Nonetheless, the minister said the RBI's decision was not a cause for worry. “What the RBI has said is that it will not further extend the deadline for the rescheduling and restructuring of farmers' loans beyond December 31 last year,” the minister said. “As for the moratorium, the RBI has said the State-Level Bankers' Committee (SLBC) could take a decision at its level,” he said. Meaning, the moratorium will stay if the SLBC is game.
This is why, he said, the chief minister had called for a SLBC meeting on June 25. It was a special cabinet meeting held on March 5 this year that had decided to extend the moratorium on loan-recovery proceedings on agricultural loans to December 31 from the earlier deadline of October 31. By then, 13 farmers had committed suicide in Idukki and Wayanad districts in the aftermath of the floods. Given the crisis in the agriculture sector, the SLBC had agreed to the government's request.
The banks, however, had to get the approval of the RBI before putting the moratorium in place. The RBI's latest diktat came when the banks approached it seeking sanction for extending the moratorium. “We will ask the bankers to use the discretion that the RBI has now given them,” the minister said.
He said other grave issues would also be taken up during the SLBC meeting. “Under article 31 (i) of the SARFAESI Act, agricultural land is exempted from the extraordinary provisions of the Act. But banks in Kerala consider only paddy fields as agricultural land, treating all other farmers - spices, rubber, fruit and vegetable - just like ordinary people. This has to change,” the minister said.
He said the banks were blindly attaching farmers' properties even after the floods that the government had to constitute sub-committees in Idukki and Wayanad, districts most affected in the floods, and ask the banks to route their SARFAESI claims through these sub-committees.
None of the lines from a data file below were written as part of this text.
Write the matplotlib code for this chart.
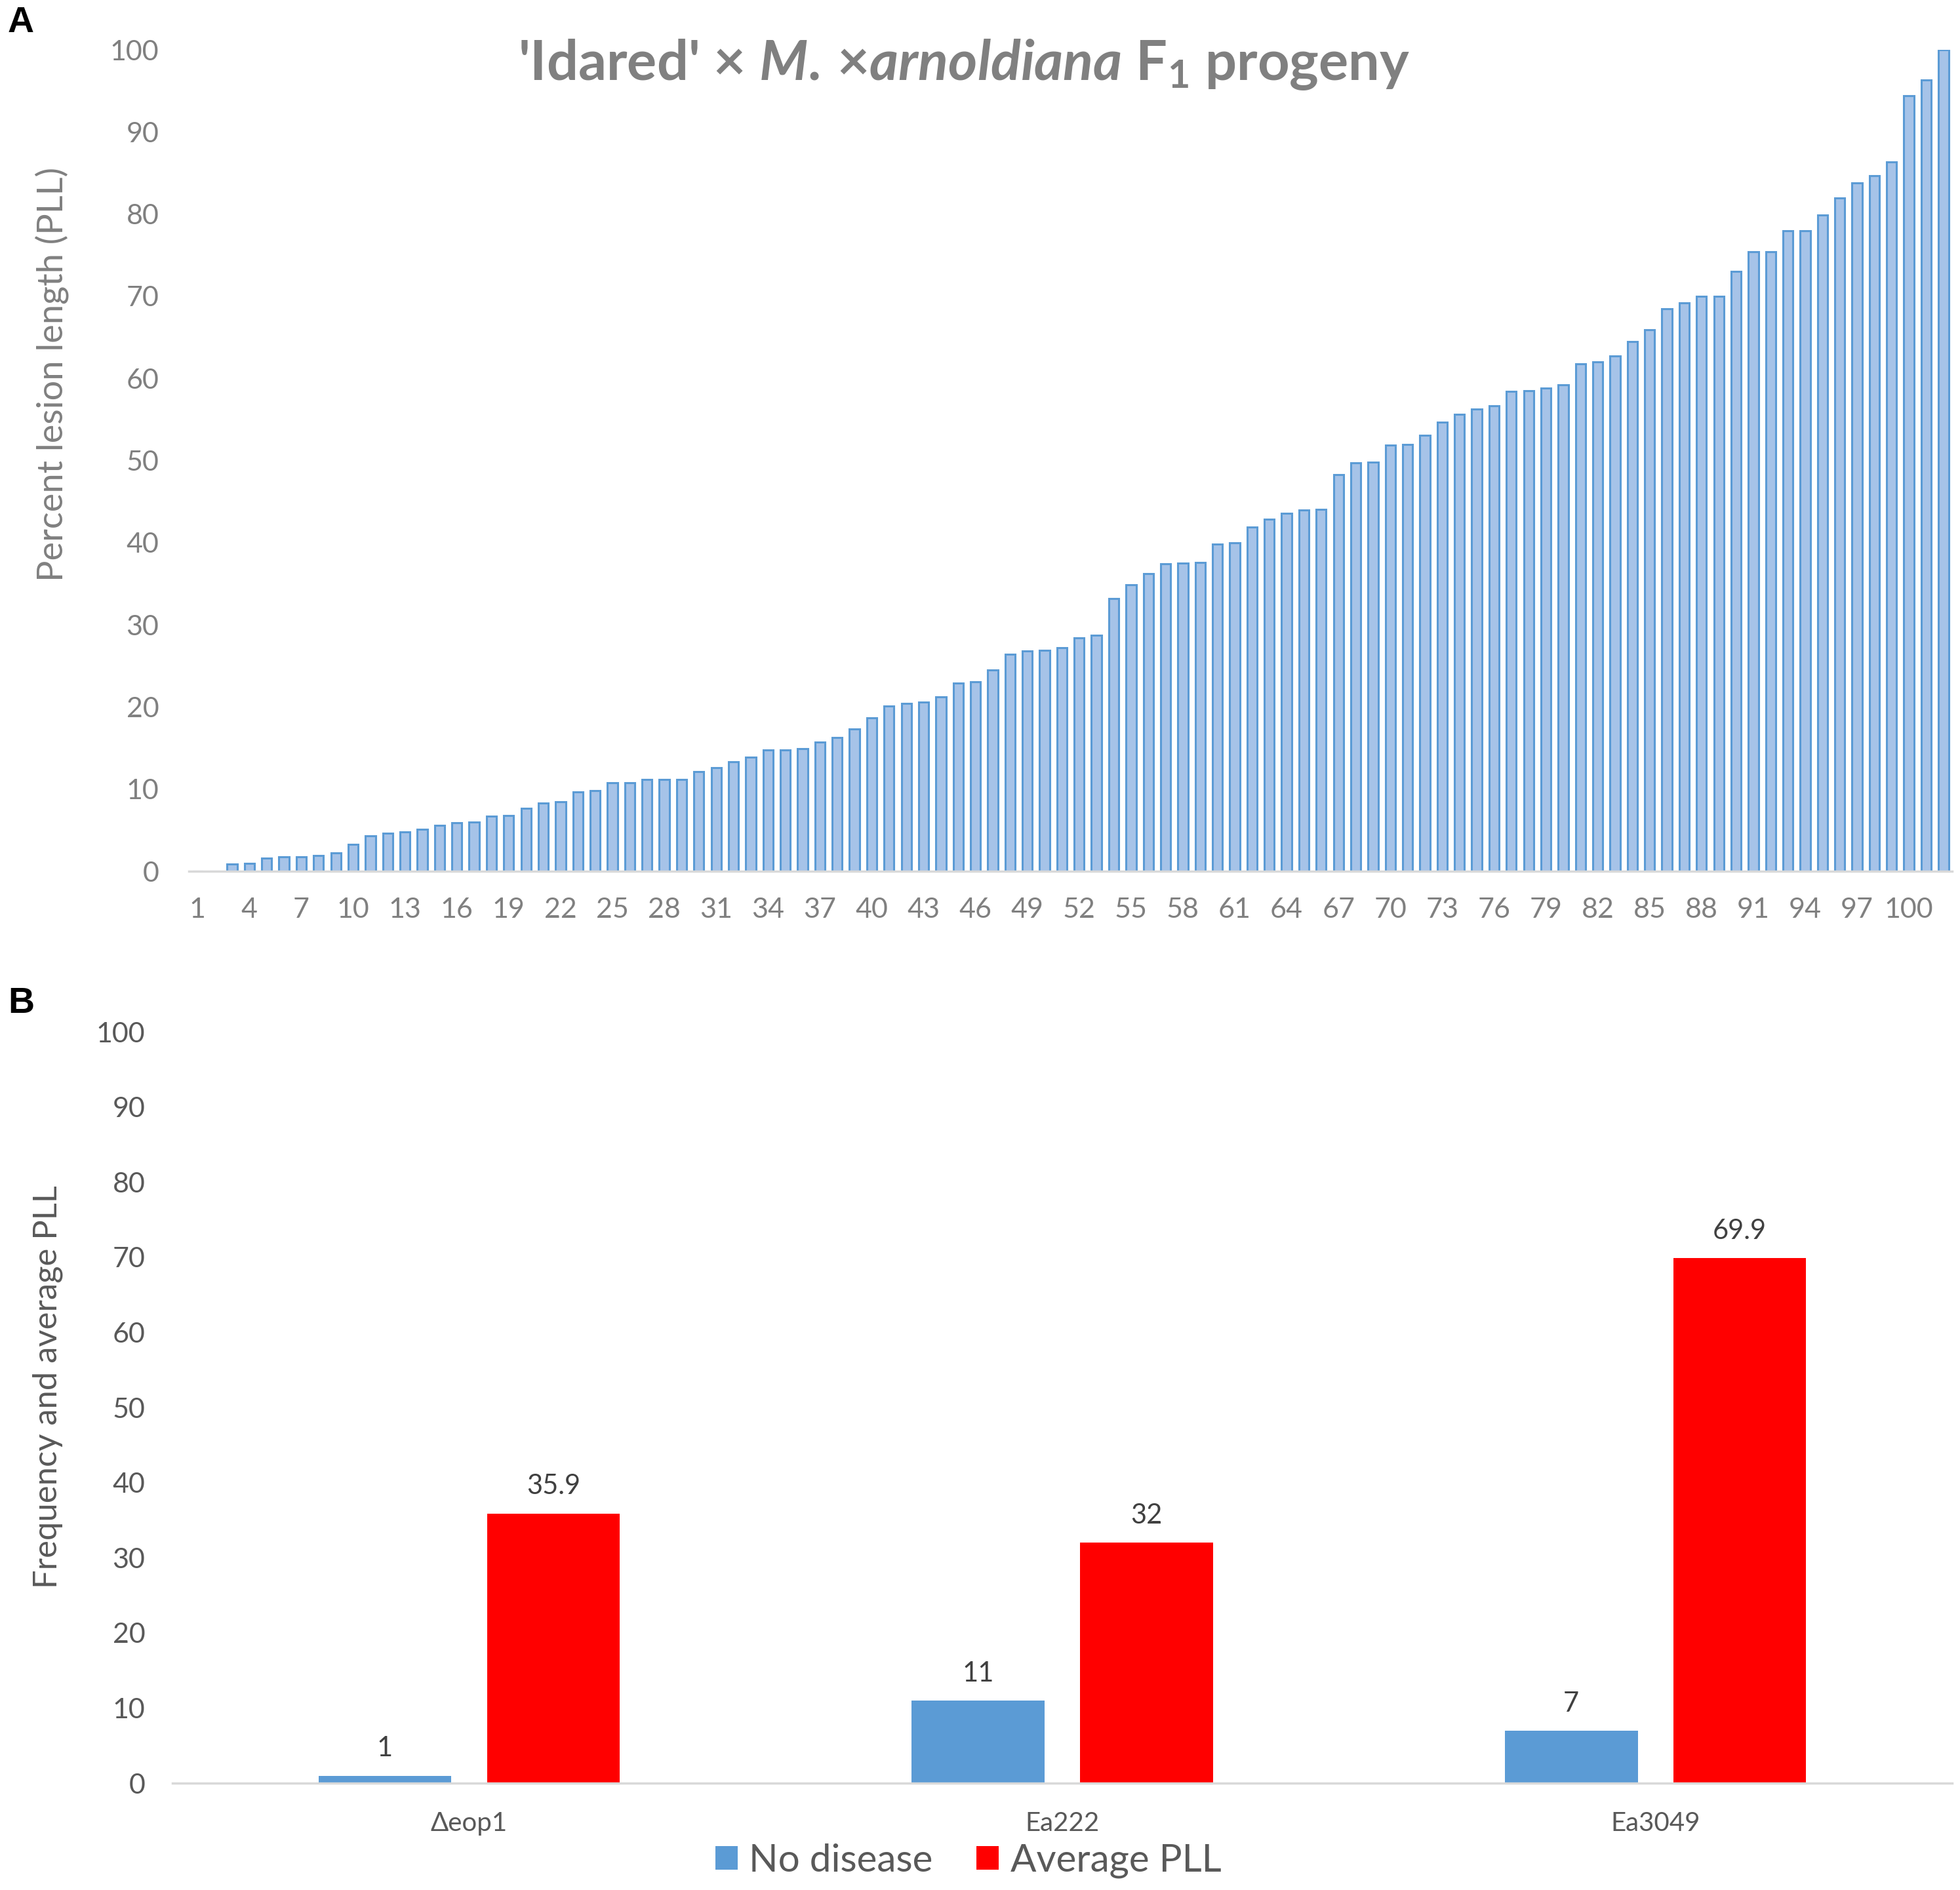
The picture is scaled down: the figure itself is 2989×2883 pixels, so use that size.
import numpy as np
import matplotlib
matplotlib.use("Agg")
import matplotlib.pyplot as plt

# panel A: percent lesion length of the F1 progeny, sorted
pll = [0, 0, 0.9, 1.0, 1.6, 1.8, 1.8, 1.9, 2.2, 3.3,
       4.3, 4.6, 4.8, 5.1, 5.6, 5.9, 6.0, 6.7, 6.8, 7.7,
       8.3, 8.5, 9.7, 9.8, 10.8, 10.8, 11.2, 11.2, 11.2, 12.1,
       12.6, 13.3, 13.9, 14.8, 14.8, 14.9, 15.7, 16.3, 17.3, 18.7,
       20.1, 20.4, 20.6, 21.2, 22.9, 23.1, 24.5, 26.4, 26.8, 26.9,
       27.2, 28.4, 28.7, 33.2, 34.9, 36.2, 37.4, 37.5, 37.6, 39.8,
       40.0, 41.9, 42.9, 43.6, 44.0, 44.1, 48.3, 49.7, 49.8, 51.9,
       52.0, 53.1, 54.7, 55.6, 56.3, 56.7, 58.4, 58.5, 58.8, 59.2,
       61.8, 62.0, 62.7, 64.5, 65.9, 68.5, 69.2, 70.0, 70.0, 73.0,
       75.4, 75.4, 78.0, 78.0, 79.9, 82.0, 83.8, 84.7, 86.4, 94.4,
       96.3, 100.0]

# panel B
strains = ["\u0394eop1", "Ea222", "Ea3049"]
no_disease = [1, 11, 7]
avg_pll = [35.9, 32, 69.9]
b_labels_nd = ["1", "11", "7"]
b_labels_avg = ["35.9", "32", "69.9"]

plt.rcParams['font.family'] = ['Lato', 'DejaVu Sans']
plt.rcParams['mathtext.fontset'] = 'custom'
plt.rcParams['mathtext.rm'] = 'Lato:bold'
plt.rcParams['mathtext.it'] = 'Lato:italic:bold'
plt.rcParams['mathtext.bf'] = 'Lato:bold'

fig = plt.figure(figsize=(29.89, 28.83), dpi=100)

# ---------- A ----------
axA = fig.add_axes([0.0964, 0.539, 0.8996, 0.4346])
idx = np.arange(1, len(pll) + 1)
axA.bar(idx, pll, width=0.58, color='#a6c3e8', edgecolor='#5b9bd5', linewidth=2.2)
axA.set_xlim(0.5, len(pll) + 0.5)
axA.set_ylim(0, 100)
axA.set_yticks(np.arange(0, 101, 10))
axA.set_xticks(idx[::3])
axA.set_xticklabels([str(i) for i in idx[::3]])
axA.tick_params(axis='both', length=0, labelsize=31, colors='#808080')
axA.tick_params(axis='y', pad=33)
axA.tick_params(axis='x', pad=29)
for s in ['top', 'right', 'left']:
    axA.spines[s].set_visible(False)
axA.spines['bottom'].set_color('#d9d9d9')
axA.spines['bottom'].set_linewidth(2.5)

fig.text(0.0265, 0.802, "Percent lesion length (PLL)", rotation=90, ha='center', va='center',
         fontsize=39, color='#808080')
fig.text(0.492, 0.9577, r"'Idared' × $\mathit{M.\,×arnoldiana}$ $\mathrm{F}_{1}$ progeny",
         ha='center', va='baseline', fontsize=61, fontweight='bold', color='#808080')

# ---------- B ----------
axB = fig.add_axes([0.088, 0.0565, 0.908, 0.3975])
x = np.arange(len(strains))
w = 0.224
off = 0.142
bars_nd = axB.bar(x - off, no_disease, width=w, color='#5b9bd5', label='No disease')
bars_avg = axB.bar(x + off, avg_pll, width=w, color='#ff0000', label='Average PLL')
for bars, labs in [(bars_nd, b_labels_nd), (bars_avg, b_labels_avg)]:
    for b, t in zip(bars, labs):
        axB.annotate(t, (b.get_x() + b.get_width() / 2, b.get_height()),
                     xytext=(0, 16), textcoords='offset points', ha='center', va='bottom',
                     fontsize=30, color='#404040')
axB.set_xlim(-0.5, len(strains) - 0.5)
axB.set_ylim(0, 100)
axB.set_yticks(np.arange(0, 101, 10))
axB.set_xticks(x)
axB.set_xticklabels(strains)
axB.tick_params(axis='both', length=0, colors='#595959')
axB.tick_params(axis='y', labelsize=31, pad=30)
axB.tick_params(axis='x', labelsize=29, pad=31)
for s in ['top', 'right', 'left']:
    axB.spines[s].set_visible(False)
axB.spines['bottom'].set_color('#d9d9d9')
axB.spines['bottom'].set_linewidth(2.5)

fig.text(0.0245, 0.266, "Frequency and average PLL", rotation=90, ha='center', va='center',
         fontsize=36.5, color='#595959')
leg = fig.legend(handles=[bars_nd, bars_avg], loc='center', bbox_to_anchor=(0.494, 0.0155),
                 ncol=2, frameon=False, fontsize=42, handlelength=0.58, handleheight=0.58,
                 handletextpad=0.3, columnspacing=1.15)
for t in leg.get_texts():
    t.set_color('#595959')

fig.text(0.004, 0.988, "A", fontsize=40, fontweight='bold', family='Liberation Sans', va='center')
fig.text(0.004, 0.469, "B", fontsize=40, fontweight='bold', family='Liberation Sans', va='center')

fig.savefig("out.png", dpi=100)
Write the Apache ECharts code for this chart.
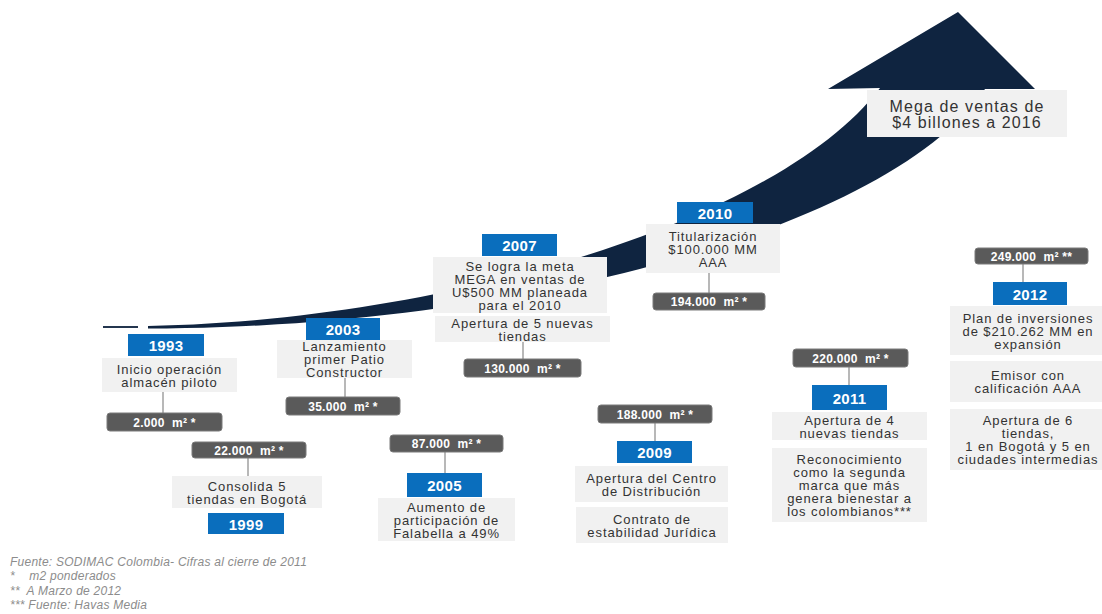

Perhaps as a negotiating point, Sunilkumar hinted that the performance of banks were not above board. “Most of the loans given to the primary sector are agricultural gold loans. But these are not availed of by farmers. It is not as if the banks are not aware of this,” the minister said. “We will insist that such loans should be given only to bona fide farmers, only to those who submit a certificate from the agriculture officer,” he said.